The Taoiseach and the British prime minister are continuing crucial talks with Northern Ireland parties this evening in an effort to restore devolution.
The talks, being held at Leeds Castle in Kent, centre on the chances of an agreement between the Democratic Unionist Party and Sinn Fein on the issue of the IRA.
A Sinn Fein spokesman revealed its negotiators had held several intense meetings with the two premiers in a bid to achieve movement on their key demands.
The spokesman said: "The Sinn Fein negotiating team is currently locked into discussions with the two governments. Gerry Adams and Martin McGuinness have now met the Taoiseach and the British Prime Minister a number of times."
"The DUP continue to refuse to speak to Sinn Fein and their anti-agreement demands, expressed publicly again today, are unacceptable," he added criticising the DUP.
Ealier today the British Prime Minister Mr Tony Blair tonight delivered an ultimatum to all sides in the Northern Ireland peace talks - this is decision time.
"We can't go out of this and have another set of elongated negotiations,"Mr Blair said.
The DUP leader, Mr Ian Paisley, who travelled to Kent overland after doctors advised him against flying, sounded a hardline message. "Gerry Adams can waffle until the cows come home, I'm not talking to Gerry Adams. I'm talking to the British Prime Minister to get him to keep his promises," he said.
Mr Adams indicated unionist concerns around IRA activity and decommissioning could be resolved, but he was adamant again yesterday that Sinn Féin would not tolerate any alteration to the fundamental architecture of the Belfast Agreement.
Speaking as he arrived in Leeds Castle this morning, Mr Adams said there could be no preconditions in the talks.
"We are here as a fully mandated party. We are here on the same basis as those other parties and we are here also as the largest nationalist party on that part of the island," he said.
"We would be quite pleased to vote for Ian Paisley as First Minister, but in the context of the Good Friday agreement," he added.
However, the DUP deputy leader Mr Robinson, in today's Irish Times, has indicated this could be one of the main obstacles to agreement. "The institutions of the Belfast Agreement failed to provide good government and must be changed," he writes.
"There will have to be complete decommissioning in a way that is transparent, conclusive and definitive," a DUP spokesman insisted.
As he arrived for the talks, the Ulster Unionist Party leader, Mr David Trimble, said the focus should be on "what caused suspension in the first place, what casued the assembly to collapse two years ago, namely the continuing paramilitary activity particularly by the IRA".
He added: "The governments' focus today should be on Republicans, to see whether Republicans are now finally going to do what they should have done . . . namely to completely decommission, and to operate by exclusively peaceful and democratic means, which necessarily means with no private army."
The Taoiseach and Mr Tony Blair arrived after lunch after Northern Secretary Mr Paul Murphy and the Minister for Foreign Affairs, Mr Cowen, took charge of the first round of talks this morning.
Speaking as he arrived, Mr Blair referred to the call he made in Belfast after the assembly was suspended in October 2002 for all the outstanding issues to be settled once and for all.
"Two years ago I made a speech about acts of completion," Mr Blair said.
"This is the moment of decision as to whether those acts of completion are going to happen or not.
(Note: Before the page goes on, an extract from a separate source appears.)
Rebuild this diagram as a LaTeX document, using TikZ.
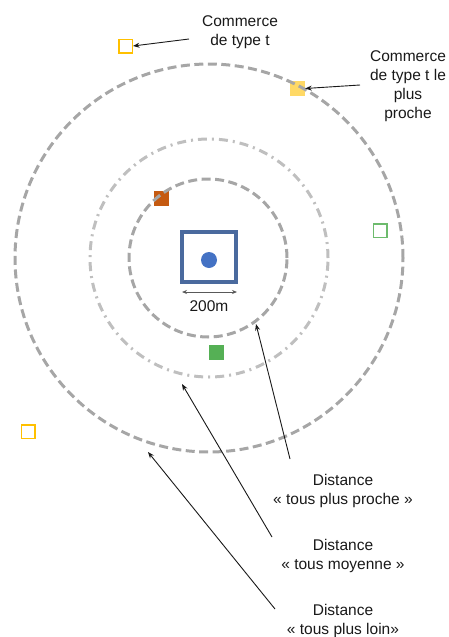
\documentclass[tikz,border=0pt]{standalone}
\usepackage{fontspec}
\setmainfont{Liberation Sans}
\usetikzlibrary{arrows.meta}
\definecolor{ringgray}{HTML}{A6A6A6}
\definecolor{ringlight}{HTML}{BFBFBF}
\definecolor{framblue}{HTML}{4A6A9E}
\definecolor{dotblue}{HTML}{4472C4}
\definecolor{goldline}{HTML}{FFC000}
\definecolor{goldfill}{HTML}{FFD966}
\definecolor{greenline}{HTML}{6DBB6D}
\definecolor{greenfill}{HTML}{55B055}
\definecolor{brownfill}{HTML}{C55A11}
\tikzset{
  ring/.style={circle, draw=ringgray, line width=3pt, dash pattern=on 9pt off 4.5pt, inner sep=0pt},
  ringdd/.style={circle, draw=ringlight, line width=3pt, dash pattern=on 9pt off 5pt on 2pt off 5pt, inner sep=0pt},
  shopopen/.style={rectangle, draw=#1, line width=1.5pt, fill=white, minimum size=13.5pt, inner sep=0pt},
  shopfull/.style={rectangle, fill=#1, minimum size=15pt, inner sep=0pt},
  lbl/.style={align=center, font=\fontsize{15.5}{19}\selectfont, text=black!90, inner sep=0pt},
  pointer/.style={-{Stealth[length=6.5pt,width=5pt]}, line width=0.9pt, black!90}
}
\begin{document}
\begin{tikzpicture}[x=1pt,y=-1pt]
\useasboundingbox (0,0) rectangle (449,637);
% shops
\node[shopopen=goldline] (s1) at (125.5,46) {};
\node[shopfull=goldfill] (s2) at (297.5,88.5) {};
\node[shopfull=brownfill] (s3) at (161,198.5) {};
\node[shopopen=greenline] (s4) at (380,230.5) {};
\node[shopfull=greenfill] (s5) at (216.5,352.5) {};
\node[shopopen=goldline] (s6) at (28,431.5) {};
% rings (drawn over the shops, as in the reference)
\node[ring, minimum size=388pt] (outer) at (209,258) {};
\node[ringdd, minimum size=238pt] (middle) at (209,258) {};
\node[ring, minimum size=158pt] (inner) at (208,258) {};
% central block
\node[rectangle, draw=framblue, line width=4pt, minimum width=54pt, minimum height=50pt, inner sep=0pt] (block) at (209,257) {};
\node[circle, fill=dotblue, minimum size=16pt, inner sep=0pt] (dot) at (209,260) {};
\coordinate (dl) at (182,292);
\coordinate (dr) at (237,292);
\draw[{Stealth[length=5pt,width=4pt]}-{Stealth[length=5pt,width=4pt]}, line width=0.8pt, black!65] (dl) -- (dr);
\node[lbl] (dim) at (209,306) {200m};
% labels
\node[lbl] (c1) at (240,32) {Commerce\\de type t};
\node[lbl] (c2) at (408,86.5) {Commerce\\de type t le\\plus\\proche};
\node[lbl] (d1) at (343,491) {Distance\\« tous plus proche »};
\node[lbl] (d2) at (343,556) {Distance\\« tous moyenne »};
\node[lbl] (d3) at (343,621) {Distance\\« tous plus loin»};
% arrow ends
\coordinate (a1) at (189,39);
\coordinate (a2) at (360,85);
\coordinate (b1) at (290,459);
\coordinate (b2) at (272,537);
\coordinate (b3) at (275,609);
\coordinate (t1) at (256,324);
\coordinate (t2) at (182,384);
\coordinate (t3) at (148,452);
\draw[pointer] (a1) -- (s1.east);
\draw[pointer] (a2) -- (s2.east);
\draw[pointer] (b1) -- (t1);
\draw[pointer] (b2) -- (t2);
\draw[pointer] (b3) -- (t3);
\end{tikzpicture}
\end{document}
We need sustainable, enduring institutions in Northern Ireland."
According to the Taoiseach, only a handful of stumbling blocks remain to be overcome.
He said: "We have been through a fair few castles which I am grateful to the Prime Minister for.
"But it's an issue of whether people actually have the will to conclude the Agreement.
"The people are frustrated with all of us and I accept my responsibility for that. They want to see us bring this thing to an end and four or five issues separate that.
"It's time to come to the end of that sequence."
As SDLP leader Mr Mark Durkan arrived, he said it was time for the paramilitaries and political parties to make their minds up. Along with achieving rock-solid devolution, he called for guarantees that "in future people won't have anything more to hear about the IRA or fear from the IRA".
Mr David Ford, leader of the centre-ground Alliance Party, urged against a quick fix that would solve nothing in the long run.
But he refused to even consider what could happen if the talks fail, calling for all sides to do their bit.
Mr Ford said: "If that's the case, we can move forward from today. We shouldn't be discussing Plan B."
Canadian General John de Chastelain, head of the international disarmament body, has returned to Northern Ireland amid speculation of a big move on weapons.
Further troop cuts in Northern Ireland, an amnesty for fugitive Provisionals, more policing reforms and calls for an inquiry into the murder of Belfast solicitor Pat Finucane will also be on the table.